На небеси и на земли… Чувства и думы мирянина
Евгений Николаевич Поселянин
Соединенные здесь в одно наброски исходят не от рассудка, а от сердца.
В них душа, бьющаяся в тенетах мира, грезит о счастливой свободной жизни, и усталая, изнемогающая от немощей, порывается в высоту, зовя туда, ко все разрешающему Христу, всех, кому холодно и одиноко на земле.
Евгений Поселянин
На небеси и на земли… Чувства и думы мирянина
По благословению
Митрополита Санкт-Петербургского и Ладожского ВЛАДИМИРА
© Издательство «Сатисъ», оригинал-макет, оформление, 2007.
На небеси и на земли…
Христос-Младенец и детство нашей души
Тихо, но верно приближается он – светлый день христианства.
Он приближается сокровенно, как тогда, 1911 лет тому назад, он приближается во тьме удлинившихся ночей, среди безмолвных, покрывших все снегов.
Наступит, – и мы будем праздновать. И еще шумнее станет тот нескончаемый праздник, в который теперь превратилась в городах жизнь не только обеспеченных, но и трудящихся людей. Еще большее количество пищи и пития станут поглощать люди, называющиеся христианами, на том основании, что вспоминается годовщина пришествия на землю Спасителя мира. Удалые тройки загремят бубенчиками, взметая снеговую пыль. В театры, цирки и в заведения самодвижущихся картин потянутся еще более густые толпы народа, и эти учреждения будут работать от полудня до полуночи, и среди этого праздничного размаха и шума одно будет основательно забыто: то событие, ради которого установлен праздник.
В общем гуле и веселии будет забыт тот холмик из соломы, на который Дева-Матерь положила новорожденного Иисуса, и тот ослик с волом, которые верно послужили своему Создателю, согревая дыханием Младенца в эту ночь. Будет забыто все то убожество, в котором сошел на землю Христос, чтобы вернуть нам, людям, роскошь райских садов и богатство возрождающейся благодати. Будут забыты та тяжкая жизнь, полная сперва лишений и трудов для хлеба насущного, а потом насмешек и поруганий, предательство и лютая казнь, жизнь, начавшаяся в Вифлеемских яслях и кончившаяся на кресте Голгофы.
О, неужели только тем и отметим мы праздник Рождества, что оденемся в лучшую, большею частью только что сшитую одежду, будем переедать еще больше и пить еще пьяней, переходить из дома в дом для пересудов, смеха и нового обжорства? Неужели только это принесем мы в дар Младенцу Христу, новое для Него оскорбление в нашей неизменно беззаконной, себялюбивой и плохой жизни?

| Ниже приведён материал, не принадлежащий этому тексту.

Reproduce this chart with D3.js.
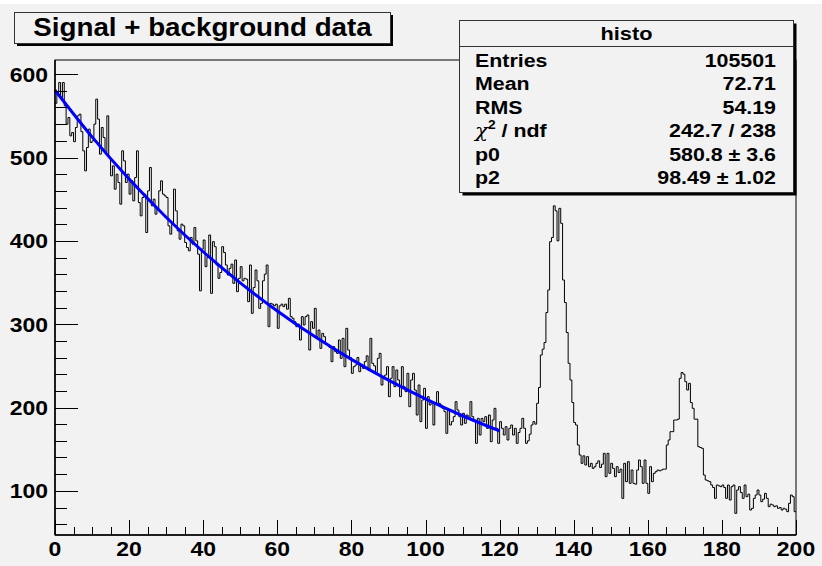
<!DOCTYPE html>
<html><head><meta charset="utf-8">
<script src="https://cdn.jsdelivr.net/npm/d3@7"></script>
<style>html,body{margin:0;padding:0;background:#f2f2f2;}svg{display:block;}</style>
</head><body>
<svg id="c" width="822" height="566"></svg>
<script>
// ---- data (bin contents, bin width 0.5, range 0..200) ----
const histRange = [0, 200];
const binWidth = 0.5;
const bins0to60 = [
 565,578,590,572,590,562,540,548,526,530,519,536,550,552,531,508,484,512,534,518,
 520,540,570,546,504,536,524,506,550,500,478,490,462,480,470,444,508,496,470,480,
 456,472,448,476,508,446,430,452,456,410,460,488,442,450,432,438,460,472,456,454,
 452,418,408,420,462,436,412,402,420,418,398,392,388,404,396,416,400,384,340,390,
 401,369,380,407,337,399,393,371,355,362,393,386,371,359,367,372,349,377,339,355,
 369,352,355,354,327,371,313,344,365,352,319,325,352,360,371,297,325,324,322,324];
const bins60to120 = [
 295,322,324,321,324,318,331,309,307,303,297,300,281,309,299,309,311,269,303,295,
 319,285,293,271,289,285,276,275,272,255,273,267,265,281,259,283,249,295,269,260,
 241,249,251,260,243,250,247,255,262,245,283,253,250,242,259,265,227,236,239,249,
 213,235,249,225,245,233,213,249,225,219,241,201,233,241,221,191,227,183,209,223,
 175,213,203,207,179,205,219,205,203,199,195,169,197,179,183,189,207,197,189,179,
 193,181,191,187,207,189,185,157,187,167,187,183,189,175,191,159,185,199,175,157];
const bins120to160 = [
 183,175,167,177,161,175,179,167,175,157,170,175,187,175,157,160,168,179,183,180,
 205,224,263,270,278,314,341,399,404,442,436,400,439,421,353,326,290,253,233,206,
 182,179,155,143,133,142,131,141,129,133,127,129,133,136,128,132,145,117,145,121,
 133,127,117,129,122,126,91,133,111,135,109,125,109,108,125,137,129,109,137,109];
const bins160to200 = [
 97,129,111,121,123,125,124,125,126,126,155,161,171,171,185,185,186,235,242,240,
 231,221,229,206,199,186,186,153,152,151,119,113,112,111,107,104,91,107,106,105,
 107,104,91,107,89,105,107,73,101,105,98,91,107,93,96,77,79,91,95,101,
 95,87,90,97,91,81,84,83,81,82,79,80,77,79,78,75,85,95,93,75];
const counts = [].concat(bins0to60, bins60to120, bins120to160, bins160to200);

// fit curve (x, value)
const fitX = [0,10,20,30,40,50,60,70,80,90,100,110,120];
const fitY = [580.8,524.7,474.1,428.3,386.9,349.6,315.9,285.4,257.8,232.9,210.4,190.1,171.8];

const xTicks = [0,20,40,60,80,100,120,140,160,180,200];
const yTicks = [100,200,300,400,500,600];
const yDomain = [47, 617];

const titleText = "Signal + background data";
const statsTitle = "histo";
const statsLabels = ["Entries","Mean","RMS","CHI","p0","p2"];
const statsValues = ["105501","72.71","54.19","242.7 / 238","580.8 \u00b1 3.6","98.49 \u00b1 1.02"];

// ---- drawing ----
const svg = d3.select("#c");
const F = "'Liberation Sans', Arial, Helvetica, sans-serif";
svg.append("rect").attr("x",0).attr("y",0).attr("width",822).attr("height",566).attr("fill","#f2f2f2");
svg.append("rect").attr("x",0).attr("y",0).attr("width",822).attr("height",4).attr("fill","#ffffff");

const L = 55, R = 796, T = 60, B = 535;
const x = d3.scaleLinear().domain(histRange).range([L, R]);
const y = d3.scaleLinear().domain(yDomain).range([B, T]);

function txt(g, px, py, s, size, anchor, sx) {
  return g.append("text")
    .attr("transform", `translate(${px},${py}) scale(${sx||1.12},1)`)
    .attr("text-anchor", anchor || "start")
    .attr("font-family", F).attr("font-weight", "bold")
    .attr("font-size", size).attr("fill", "#000").text(s);
}

// frame
svg.append("rect").attr("x",L).attr("y",T).attr("width",R-L).attr("height",B-T)
  .attr("fill","none").attr("stroke","#000").attr("stroke-width",1);

// histogram step path
svg.append("clipPath").attr("id","clp").append("rect")
  .attr("x",L).attr("y",T).attr("width",R-L).attr("height",B-T);
let d = "";
counts.forEach((c,i) => {
  const x0 = x(histRange[0] + i*binWidth), x1 = x(histRange[0] + (i+1)*binWidth);
  d += (i===0 ? `M${x0},${y(c)}` : `V${y(c)}`) + `H${x1}`;
});
svg.append("path").attr("d", d).attr("fill","none").attr("stroke","#000")
  .attr("stroke-width",1).attr("clip-path","url(#clp)");

// fit curve
const line = d3.line().x((v,i)=>x(fitX[i])).y(v=>y(v)).curve(d3.curveNatural);
svg.append("path").attr("d", line(fitY)).attr("fill","none")
  .attr("stroke","#0000ff").attr("stroke-width",3);

// axes ticks
const ax = svg.append("g").attr("stroke","#000").attr("stroke-width",1);
d3.range(0, 201, 5).forEach(v => {
  const major = v % 20 === 0;
  const px = Math.round(x(v)) + 0.5;
  ax.append("line").attr("x1",px).attr("x2",px).attr("y1",B).attr("y2",B-(major?15:8));
});
d3.range(60, 601, 20).forEach(v => {
  const major = v % 100 === 0;
  const py = Math.round(y(v)) + 0.5;
  ax.append("line").attr("x1",L).attr("x2",L+(major?23:12)).attr("y1",py).attr("y2",py);
});
ax.append("line").attr("x1",L).attr("x2",R).attr("y1",B).attr("y2",B).attr("stroke-width",1.5);
ax.append("line").attr("x1",L).attr("x2",L).attr("y1",T).attr("y2",B).attr("stroke-width",1.5);

// tick labels
xTicks.forEach(v => txt(svg, x(v), 556, String(v), 20.5, "middle"));
yTicks.forEach(v => txt(svg, 48, y(v) + 7.5, String(v), 20.5, "end"));

// title box
svg.append("rect").attr("x",17).attr("y",15).attr("width",376).attr("height",31).attr("fill","#000");
svg.append("rect").attr("x",14.5).attr("y",12.5).attr("width",376).attr("height",31)
  .attr("fill","#f2f2f2").attr("stroke","#333").attr("stroke-width",1);
txt(svg, 202.5, 35.5, titleText, 25, "middle", 1.11);

// stats box
const sbx = 459.5, sby = 20.5, sbw = 334, sbh = 172;
svg.append("rect").attr("x",sbx+3).attr("y",sby+3).attr("width",sbw).attr("height",sbh).attr("fill","#000");
svg.append("rect").attr("x",sbx).attr("y",sby).attr("width",sbw).attr("height",sbh)
  .attr("fill","#f2f2f2").attr("stroke","#333").attr("stroke-width",1);
svg.append("line").attr("x1",sbx).attr("x2",sbx+sbw).attr("y1",46.5).attr("y2",46.5).attr("stroke","#333");
txt(svg, sbx+sbw/2, 40, statsTitle, 18.6, "middle", 1.17);
const rowY = [66.5, 90, 113.6, 137.2, 160.8, 184.4];
statsLabels.forEach((lab,i) => {
  if (lab === "CHI") {
    const t = txt(svg, 475, rowY[i], "", 18.6, "start", 1.15);
    t.append("tspan").attr("font-family","'DejaVu Serif', serif").attr("font-style","italic").attr("font-weight","normal").text("\u03c7");
    t.append("tspan").attr("font-size",12).attr("dy",-8).text("2");
    t.append("tspan").attr("dy",8).text(" / ndf");
  } else {
    txt(svg, 475, rowY[i], lab, 18.6, "start", 1.15);
  }
  txt(svg, 776, rowY[i], statsValues[i], 18.6, "end", 1.15);
});
</script>
</body></html>
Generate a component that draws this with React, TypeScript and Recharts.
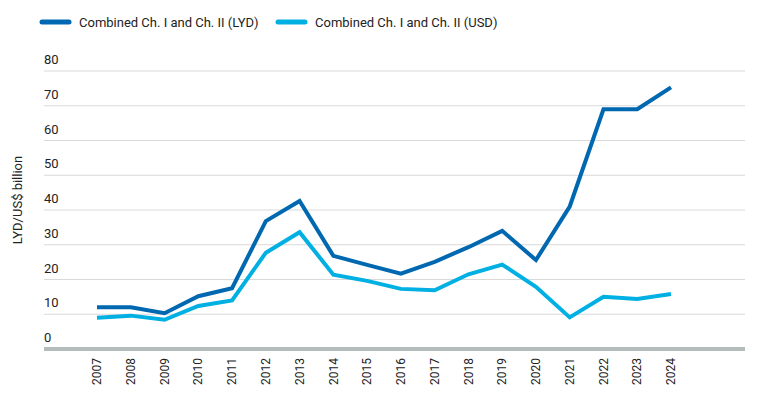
import { LineChart, Line, XAxis, YAxis, CartesianGrid } from "recharts";

const years = ["2007", "2008", "2009", "2010", "2011", "2012", "2013", "2014", "2015", "2016", "2017", "2018", "2019", "2020", "2021", "2022", "2023", "2024"];
const lyd = [12, 12, 10.3, 15.2, 17.5, 36.8, 42.6, 26.8, 24.2, 21.7, 25.1, 29.3, 34, 25.6, 41, 69, 69, 75.3];
const usd = [9, 9.6, 8.4, 12.4, 14, 27.7, 33.6, 21.4, 19.6, 17.3, 16.9, 21.5, 24.3, 17.9, 9.1, 15, 14.4, 15.8];
const yTicks = [0, 10, 20, 30, 40, 50, 60, 70, 80];

const series = [
    { key: "lyd", name: "Combined Ch. I and Ch. II (LYD)", color: "#0068b0" },
    { key: "usd", name: "Combined Ch. I and Ch. II (USD)", color: "#00b0e2" },
];

const data = years.map((y, i) => ({ year: y, lyd: lyd[i], usd: usd[i] }));

const FONT = "Roboto, sans-serif";

function YTick({ y, payload }: any) {
    return (
        <text x={44} y={y - 7} fontSize={13} fontFamily={FONT} fill="#222" textAnchor="start">
            {payload.value}
        </text>
    );
}

function XTick({ x, y, payload }: any) {
    const ty = y + 1;
    return (
        <text
            x={x}
            y={ty}
            transform={`rotate(-90, ${x}, ${ty})`}
            textAnchor="end"
            dy="0.35em"
            fontSize={12}
            fontFamily={FONT}
            fill="#222"
        >
            {payload.value}
        </text>
    );
}

function LegendBox() {
    return (
        <svg width={560} height={40} style={{ position: "absolute", left: 0, top: 0 }}>
            {series.map((s, i) => {
                const x0 = 42 + i * 236;
                return (
                    <g key={s.key}>
                        <line x1={x0} y1={22} x2={x0 + 27} y2={22} stroke={s.color} strokeWidth={5} strokeLinecap="round" />
                        <text x={x0 + 37} y={26.5} fontSize={13} fontFamily={FONT} fill="#222">
                            {s.name}
                        </text>
                    </g>
                );
            })}
        </svg>
    );
}

function YLabel() {
    return (
        <text
            x={17}
            y={200}
            transform="rotate(-90, 17, 200)"
            textAnchor="middle"
            dy="0.35em"
            fontSize={13}
            fontFamily={FONT}
            fill="#222"
        >
            LYD/US$ billion
        </text>
    );
}

export default function App() {
    return (
        <div style={{ position: "absolute", left: 0, top: 0, width: 764, height: 407, background: "#fff" }}>
            <LineChart width={764} height={407} data={data} margin={{ top: 71, right: 19, bottom: 0, left: 4 }}>
                <CartesianGrid vertical={false} stroke="#d9d9d9" strokeWidth={1} />
                <XAxis
                    dataKey="year"
                    height={58}
                    interval={0}
                    padding={{ left: 53, right: 74 }}
                    axisLine={{ stroke: "#b4bcbc", strokeWidth: 4 }}
                    tickLine={false}
                    tick={<XTick />}
                />
                <YAxis
                    width={40}
                    domain={[0, 80]}
                    ticks={yTicks}
                    axisLine={false}
                    tickLine={false}
                    tick={<YTick />}
                    label={{ content: () => <YLabel /> }}
                />
                {series.map((s) => (
                    <Line
                        key={s.key}
                        dataKey={s.key}
                        name={s.name}
                        stroke={s.color}
                        strokeWidth={4}
                        dot={false}
                        activeDot={false}
                        type="linear"
                        isAnimationActive={false}
                    />
                ))}
            </LineChart>
            <LegendBox />
        </div>
    );
}
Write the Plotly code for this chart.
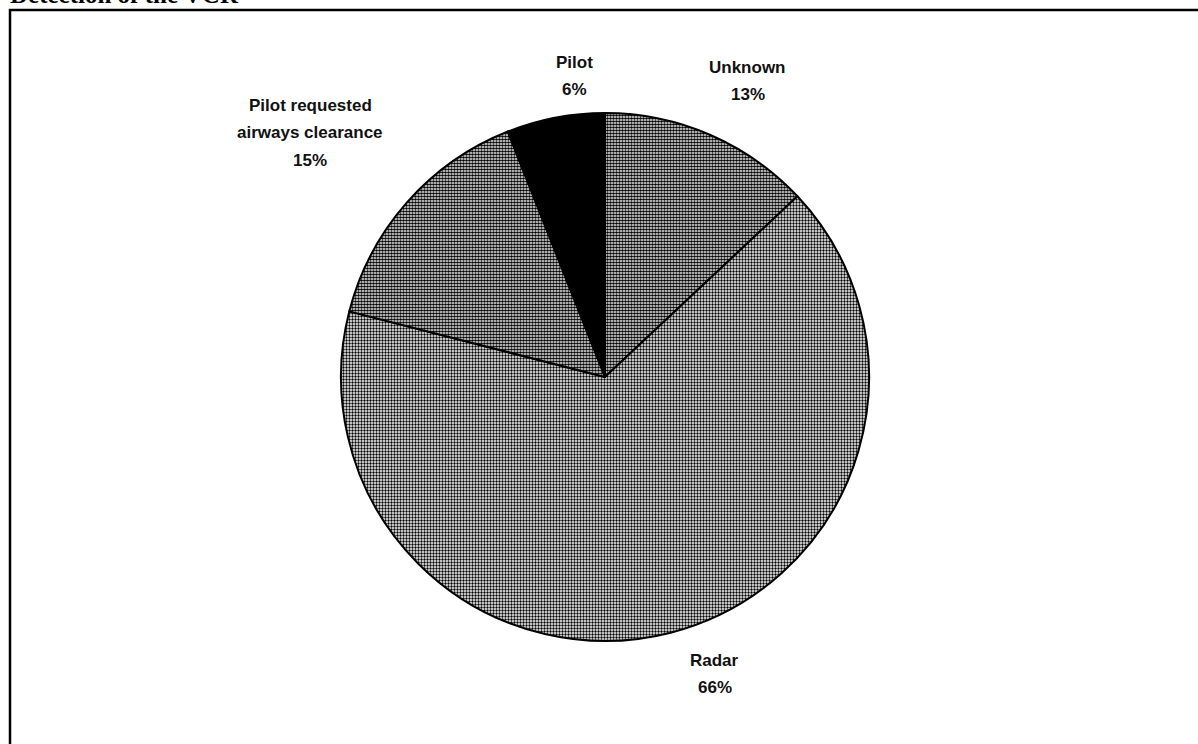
import plotly.graph_objects as go

# Data
labels = ["Unknown", "Radar", "Pilot requested<br>airways clearance", "Pilot"]
values = [13, 66, 15, 6]
pct_text = ["13%", "66%", "15%", "6%"]
pattern_solidity = [0.64, 0.48, 0.62, 0]

W, H = 1198, 744
cx, cy, r = 605, 377, 264  # pixel geometry of pie (layout only)

fig = go.Figure()
fig.add_trace(go.Pie(
    labels=labels,
    values=values,
    sort=False,
    direction="clockwise",
    rotation=0,
    textinfo="none",
    hoverinfo="label+percent",
    showlegend=False,
    marker=dict(
        colors=["white", "white", "white", "black"],
        line=dict(color="black", width=2),
        pattern=dict(
            shape=[".", ".", ".", ""],
            fgcolor=["#000000", "#000000", "#000000", "#000000"],
            bgcolor=["#ffffff", "#ffffff", "#ffffff", "#000000"],
            size=[3, 3, 3, 3],
            solidity=pattern_solidity,
            fillmode="replace",
        ),
    ),
    domain=dict(x=[(cx - r) / W, (cx + r) / W],
                y=[(H - cy - r) / H, (H - cy + r) / H]),
))

# label block anchors (pixels, layout only): center x, y of first line
label_pos = [(748, 67), (715, 660), (310, 106), (574, 62)]
line_gap = 27
for lab, pt, (px, py) in zip(labels, pct_text, label_pos):
    lines = lab.split("<br>") + [pt]
    for i, ln in enumerate(lines):
        fig.add_annotation(
            x=px / W, y=1 - (py + i * line_gap) / H, xref="paper", yref="paper",
            text=f"<b>{ln}</b>", showarrow=False,
            font=dict(family="Liberation Sans, Arial, sans-serif", size=17, color="#111111"),
            align="center", xanchor="center", yanchor="middle",
        )

# cut-off title at the top
fig.add_annotation(
    x=8 / W, y=1 - 10 / H, xref="paper", yref="paper",
    text="<b>Detection of the VCR</b>", showarrow=False,
    font=dict(family="Liberation Serif, Times New Roman, serif", size=25, color="black"),
    xanchor="left", yanchor="bottom",
)

# frame box
fig.add_shape(type="rect", xref="paper", yref="paper",
              x0=10 / W, x1=1.02, y0=-0.02, y1=1 - 10 / H,
              line=dict(color="black", width=2.5), fillcolor="rgba(0,0,0,0)")

fig.update_layout(
    width=W, height=H,
    margin=dict(l=0, r=0, t=0, b=0),
    paper_bgcolor="white", plot_bgcolor="white",
)

fig.write_html("out.html")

А ведь может быть и иначе! И праздник Рождества, вместо того, чтобы принести новую поблажку нашей чувственности, может стать толчком для нашего возрождения.
В дальние, счастливые годы, когда душа наша не прилепилась еще окончательно к миру и так радостно и свободно парила иногда в небесах, – в эти благодатные дни детства мы иначе встречали праздник Рождества. Мы чувствовали, что совершается что-то великое, мы улавливали великую тайну в тихо надвигающемся сумраке сочельника. Наше молодое, не затемненное еще ничем дурным воображение, прорвав преграду стольких веков, шло робко и священно в Вифлеем. Оно встречало по пути караван волхвов, оно чувствовало этих людей, вперивших задумчивые и восторженные взоры в двигающуюся перед ними звезду. Оно витало над стадом, которое стерегли в ту заветную ночь несколько простых сердцем и крепких в вере пастырей, и внимало неземным небесным звукам небесного воинства, которое этим, ничтожным перед миром и достойным в глазах Божиих, людям спело новую песню, песню умиления, благоволения и отрады: «Слава в вышних Богу, и на земле мир, в человецех благоволение».
И с этими верованиями шло оно в пещеру Вифлеема, где лежал повитый пеленами Младенец на пригорке из соломы, сияя с этого трона той славой, перед которой ангелы поникают своими лицами.
И слышало это детское, разбуженное так благодатно, воображение стук копыт усердного ослика, уносившего Богоматерь с Младенцем во время вынужденного их бегства в Египет, и видело озаренного луною загадочного сфинкса в пустыне, в объятиях которого нашла себе приют Богоматерь со сладчайшим Младенцем.